WORK TO DO — Output every line exactly as written. Leave out pictures.
________________
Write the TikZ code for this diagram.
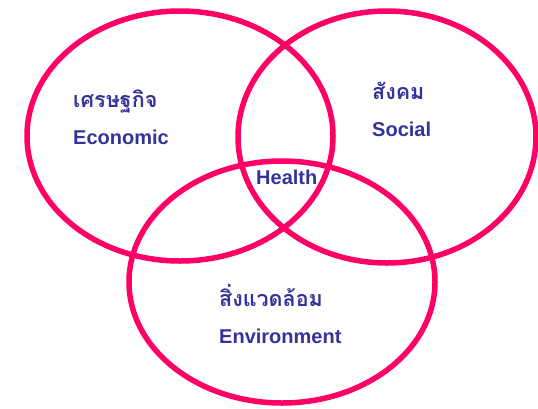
\documentclass[tikz,border=0pt]{standalone}
\usepackage{fontspec}
\setmainfont{Liberation Sans}
\newfontfamily\thaifont[Script=Thai]{Loma}
\definecolor{ring}{RGB}{255,0,102}
\definecolor{txt}{RGB}{51,51,153}
\begin{document}
\begin{tikzpicture}[x=1pt,y=-1pt,
  ring/.style={draw=ring,line width=5.5pt},
  en/.style={anchor=base west,inner sep=0pt,text=txt,font=\fontsize{20}{22}\selectfont\bfseries},
  th/.style={anchor=base west,inner sep=0pt,text=txt,font=\fontsize{21.5}{24}\selectfont\thaifont\bfseries}]
\useasboundingbox (0,0) rectangle (538,408);
\draw[ring] (180,136) ellipse [x radius=153, y radius=125];
\draw[ring] (387,137) ellipse [x radius=149, y radius=126];
\draw[ring] (282,282) ellipse [x radius=153, y radius=121];
\node[th] (ecoth) at (73,107) {เศรษฐกิจ};
\node[en] (eco) at (73,144) {Economic};
\node[th] (socth) at (372,99) {สังคม};
\node[en] (soc) at (372,136) {Social};
\node[en] (health) at (256,184) {Health};
\node[th] (envth) at (219,306) {สิ่งแวดล้อม};
\node[en] (env) at (219,343) {Environment};
\end{tikzpicture}
\end{document}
________________
WRITTEN RESPONSE —
Write the TikZ code for this diagram.
\documentclass[tikz,border=0pt]{standalone}
\usepackage{fontspec}
\setmainfont{Liberation Sans}
\newfontfamily\thaifont[Script=Thai]{Loma}
\definecolor{ring}{RGB}{255,0,102}
\definecolor{txt}{RGB}{51,51,153}
\begin{document}
\begin{tikzpicture}[x=1pt,y=-1pt,
  ring/.style={draw=ring,line width=5.5pt},
  en/.style={anchor=base west,inner sep=0pt,text=txt,font=\fontsize{20}{22}\selectfont\bfseries},
  th/.style={anchor=base west,inner sep=0pt,text=txt,font=\fontsize{21.5}{24}\selectfont\thaifont\bfseries}]
\useasboundingbox (0,0) rectangle (538,408);
\draw[ring] (180,136) ellipse [x radius=153, y radius=125];
\draw[ring] (387,137) ellipse [x radius=149, y radius=126];
\draw[ring] (282,282) ellipse [x radius=153, y radius=121];
\node[th] (ecoth) at (73,107) {เศรษฐกิจ};
\node[en] (eco) at (73,144) {Economic};
\node[th] (socth) at (372,99) {สังคม};
\node[en] (soc) at (372,136) {Social};
\node[en] (health) at (256,184) {Health};
\node[th] (envth) at (219,306) {สิ่งแวดล้อม};
\node[en] (env) at (219,343) {Environment};
\end{tikzpicture}
\end{document}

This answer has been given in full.